The Drowning Tree by Carol Goodman

It’s been thirteen years since I last saw Neil – and fourteen years since we both nearly drowned in the river – and I still dream about him every night, and because he told me once that he believed that we could visit each other in our dreams, I always have the feeling that that is what he’s doing – coming to me in my dreams each night. – The Drowning Tree

Carol Goodman’s interest in Latin and Art and Literature is obvious. The first novel I read by her, The Lake of Dead Languages concerned a Latin teacher at a private girls’ school. The Drowning Tree tells the story of Juno  McKay, a woman who runs a glass business (she’s in the business of building and restoring stained glass windows and is currently working on the reconstruction of a beautiful window from her old  school, Penrose College.) The novel is steeped in Greek and Roman mythology.

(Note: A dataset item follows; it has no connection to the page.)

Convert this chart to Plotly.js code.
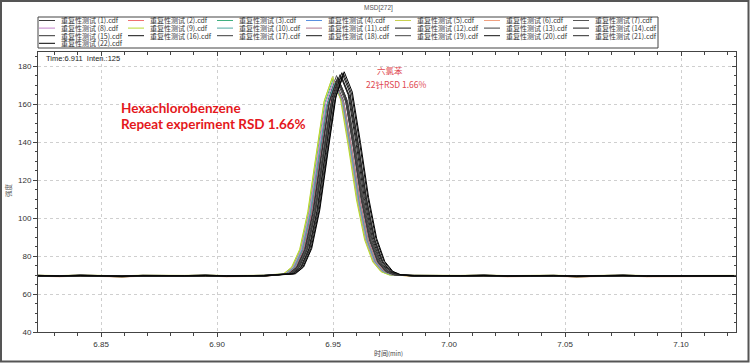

Juno’s best friend from college is the beautiful and wildly smart, Christine. She blows into town to deliver a lecture about Augustus Penrose and his wife Eugenie and her sister, Clare and the very window Juno is currently restoring. After the lecture, Christine disappears. Juno spends the next 300 pages trying to figure out what happened to Christine and why.

My feelings about The Drowning Tree are lukewarm, I’m sad to say. Goodman is a fine writer. She clearly cares about the craft and her work has depth…but she’s supposed to be a writer of literary thrillers and her books (at least the two I’ve read) move slower than cold molasses. Nothing. Happens.

In fact, in The Drowning Tree, it isn’t until Juno’s long- institutionalized husband, Neil, makes a reappearance some 200 pages into the book that things start to perk up a little. I guess Juno herself just isn’t engaging enough to carry the novel all on her own. And the book’s central mysteries –  what happened to Christine and what was the deal with Eugenie and her sister –  aren’t compelling enough to hold 338 pages aloft.

Perhaps it’s the publisher that does Goodman a disservice by calling the book a “literary thriller”. Literary for sure; thrilling, no way.